__Problem to work on__: Sift the listing for lines that hold the string "script" and pull them out.

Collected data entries
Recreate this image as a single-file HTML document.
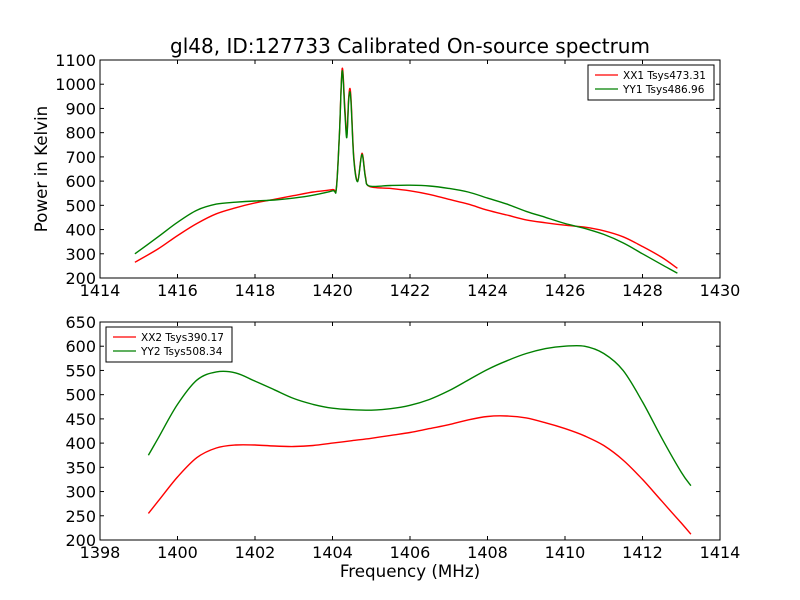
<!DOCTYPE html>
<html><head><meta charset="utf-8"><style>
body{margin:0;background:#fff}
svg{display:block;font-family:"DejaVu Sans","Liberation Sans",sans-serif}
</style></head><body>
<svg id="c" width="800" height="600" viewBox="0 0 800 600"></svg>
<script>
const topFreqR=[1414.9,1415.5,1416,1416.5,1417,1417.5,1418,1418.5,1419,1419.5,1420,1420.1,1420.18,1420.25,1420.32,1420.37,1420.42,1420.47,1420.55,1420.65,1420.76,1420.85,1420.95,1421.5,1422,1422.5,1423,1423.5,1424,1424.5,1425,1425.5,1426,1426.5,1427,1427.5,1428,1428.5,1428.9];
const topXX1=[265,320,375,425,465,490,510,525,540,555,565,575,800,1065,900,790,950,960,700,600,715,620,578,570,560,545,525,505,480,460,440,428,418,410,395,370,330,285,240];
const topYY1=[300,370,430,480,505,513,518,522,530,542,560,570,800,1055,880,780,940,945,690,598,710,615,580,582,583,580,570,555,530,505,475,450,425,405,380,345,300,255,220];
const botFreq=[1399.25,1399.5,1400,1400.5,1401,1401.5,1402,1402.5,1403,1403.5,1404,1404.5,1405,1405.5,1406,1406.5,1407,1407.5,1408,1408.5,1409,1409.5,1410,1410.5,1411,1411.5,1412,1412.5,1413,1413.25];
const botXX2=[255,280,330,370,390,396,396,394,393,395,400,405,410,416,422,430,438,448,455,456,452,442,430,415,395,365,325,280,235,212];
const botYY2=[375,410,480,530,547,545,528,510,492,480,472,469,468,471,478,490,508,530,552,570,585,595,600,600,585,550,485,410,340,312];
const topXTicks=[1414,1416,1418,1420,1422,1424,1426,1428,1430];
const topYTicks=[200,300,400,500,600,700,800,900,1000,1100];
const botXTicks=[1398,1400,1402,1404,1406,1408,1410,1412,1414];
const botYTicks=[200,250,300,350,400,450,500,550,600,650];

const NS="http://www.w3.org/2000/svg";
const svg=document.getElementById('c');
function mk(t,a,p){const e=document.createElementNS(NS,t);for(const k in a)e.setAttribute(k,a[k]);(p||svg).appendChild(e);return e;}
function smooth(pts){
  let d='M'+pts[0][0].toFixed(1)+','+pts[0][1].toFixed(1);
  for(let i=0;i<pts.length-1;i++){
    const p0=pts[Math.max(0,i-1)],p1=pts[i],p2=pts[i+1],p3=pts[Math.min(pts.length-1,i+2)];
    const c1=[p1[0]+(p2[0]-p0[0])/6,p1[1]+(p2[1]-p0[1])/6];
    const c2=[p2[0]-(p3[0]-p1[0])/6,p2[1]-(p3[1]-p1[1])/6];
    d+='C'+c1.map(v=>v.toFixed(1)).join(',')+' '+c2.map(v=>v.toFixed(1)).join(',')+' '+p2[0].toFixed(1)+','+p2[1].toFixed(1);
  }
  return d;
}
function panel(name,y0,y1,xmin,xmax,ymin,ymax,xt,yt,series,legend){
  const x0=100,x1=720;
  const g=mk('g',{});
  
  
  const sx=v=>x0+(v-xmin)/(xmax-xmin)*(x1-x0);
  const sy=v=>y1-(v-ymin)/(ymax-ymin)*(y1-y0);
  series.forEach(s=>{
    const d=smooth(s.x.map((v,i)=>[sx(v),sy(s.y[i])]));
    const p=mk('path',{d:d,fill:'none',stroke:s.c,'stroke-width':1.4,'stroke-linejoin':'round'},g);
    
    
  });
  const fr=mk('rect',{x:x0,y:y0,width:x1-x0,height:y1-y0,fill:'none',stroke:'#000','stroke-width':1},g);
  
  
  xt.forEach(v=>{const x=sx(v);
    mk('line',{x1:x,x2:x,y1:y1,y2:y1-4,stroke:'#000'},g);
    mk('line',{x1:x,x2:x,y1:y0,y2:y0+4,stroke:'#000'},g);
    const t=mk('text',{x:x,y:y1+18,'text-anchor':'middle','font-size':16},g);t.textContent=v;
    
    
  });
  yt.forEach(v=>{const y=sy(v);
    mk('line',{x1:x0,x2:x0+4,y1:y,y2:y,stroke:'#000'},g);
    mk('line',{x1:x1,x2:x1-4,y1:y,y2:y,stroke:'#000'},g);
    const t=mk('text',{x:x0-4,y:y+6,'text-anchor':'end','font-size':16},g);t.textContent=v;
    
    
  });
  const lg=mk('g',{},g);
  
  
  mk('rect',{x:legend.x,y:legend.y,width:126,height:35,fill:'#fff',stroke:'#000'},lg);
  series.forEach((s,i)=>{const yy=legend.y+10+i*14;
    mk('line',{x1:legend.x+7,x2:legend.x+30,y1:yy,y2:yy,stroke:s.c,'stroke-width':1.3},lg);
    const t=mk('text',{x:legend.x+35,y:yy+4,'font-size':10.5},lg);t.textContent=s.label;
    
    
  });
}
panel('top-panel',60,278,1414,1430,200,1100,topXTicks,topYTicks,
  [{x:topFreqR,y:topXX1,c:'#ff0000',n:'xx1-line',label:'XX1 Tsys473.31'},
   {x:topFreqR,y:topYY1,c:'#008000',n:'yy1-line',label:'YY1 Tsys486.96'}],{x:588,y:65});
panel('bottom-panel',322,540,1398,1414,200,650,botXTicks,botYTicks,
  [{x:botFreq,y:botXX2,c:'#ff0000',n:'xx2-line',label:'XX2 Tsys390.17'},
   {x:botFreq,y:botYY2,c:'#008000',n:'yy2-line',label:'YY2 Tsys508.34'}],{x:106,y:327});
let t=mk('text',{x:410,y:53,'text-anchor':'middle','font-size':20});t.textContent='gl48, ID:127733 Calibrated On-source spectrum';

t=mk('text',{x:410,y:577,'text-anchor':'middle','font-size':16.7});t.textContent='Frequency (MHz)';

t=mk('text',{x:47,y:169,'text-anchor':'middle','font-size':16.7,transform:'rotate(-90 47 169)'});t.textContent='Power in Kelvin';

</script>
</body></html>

...

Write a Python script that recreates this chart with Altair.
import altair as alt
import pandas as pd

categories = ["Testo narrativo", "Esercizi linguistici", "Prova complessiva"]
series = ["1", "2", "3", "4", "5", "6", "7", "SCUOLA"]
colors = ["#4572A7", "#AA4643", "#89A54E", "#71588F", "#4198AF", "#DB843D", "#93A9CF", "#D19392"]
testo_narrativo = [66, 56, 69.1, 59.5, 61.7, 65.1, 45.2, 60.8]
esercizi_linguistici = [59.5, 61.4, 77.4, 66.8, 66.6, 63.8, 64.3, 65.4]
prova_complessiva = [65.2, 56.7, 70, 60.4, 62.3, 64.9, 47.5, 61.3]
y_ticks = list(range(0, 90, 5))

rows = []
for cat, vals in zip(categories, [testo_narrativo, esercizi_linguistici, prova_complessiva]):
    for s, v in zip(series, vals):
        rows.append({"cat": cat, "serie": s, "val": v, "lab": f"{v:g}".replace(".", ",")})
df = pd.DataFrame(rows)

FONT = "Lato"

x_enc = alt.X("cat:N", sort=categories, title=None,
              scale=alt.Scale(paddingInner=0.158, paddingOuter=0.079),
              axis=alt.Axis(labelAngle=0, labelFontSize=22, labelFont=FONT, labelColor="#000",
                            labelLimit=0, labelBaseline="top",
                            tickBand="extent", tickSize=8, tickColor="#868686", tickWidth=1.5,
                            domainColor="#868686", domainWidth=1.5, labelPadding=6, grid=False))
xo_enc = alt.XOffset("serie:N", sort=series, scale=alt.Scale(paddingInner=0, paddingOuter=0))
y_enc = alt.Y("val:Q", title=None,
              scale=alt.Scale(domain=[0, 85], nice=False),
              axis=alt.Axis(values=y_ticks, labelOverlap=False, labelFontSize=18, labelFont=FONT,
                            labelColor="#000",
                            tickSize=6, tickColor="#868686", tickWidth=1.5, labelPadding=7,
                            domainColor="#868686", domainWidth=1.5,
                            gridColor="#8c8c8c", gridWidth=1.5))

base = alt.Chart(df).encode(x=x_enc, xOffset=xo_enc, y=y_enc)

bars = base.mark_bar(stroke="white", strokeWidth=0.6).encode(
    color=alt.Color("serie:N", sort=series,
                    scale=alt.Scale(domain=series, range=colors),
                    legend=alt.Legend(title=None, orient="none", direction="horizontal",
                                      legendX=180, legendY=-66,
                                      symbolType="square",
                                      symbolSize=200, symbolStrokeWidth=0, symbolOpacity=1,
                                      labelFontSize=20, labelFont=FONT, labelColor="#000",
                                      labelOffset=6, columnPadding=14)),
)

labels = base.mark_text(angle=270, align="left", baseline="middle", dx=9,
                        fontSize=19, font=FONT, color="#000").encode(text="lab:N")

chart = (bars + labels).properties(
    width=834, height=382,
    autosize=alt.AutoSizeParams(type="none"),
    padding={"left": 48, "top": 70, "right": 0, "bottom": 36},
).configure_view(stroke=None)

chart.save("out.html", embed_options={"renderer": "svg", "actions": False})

__Answer to this exercise__:
<script>
</script>
Write a Python script that recreates this chart with Altair.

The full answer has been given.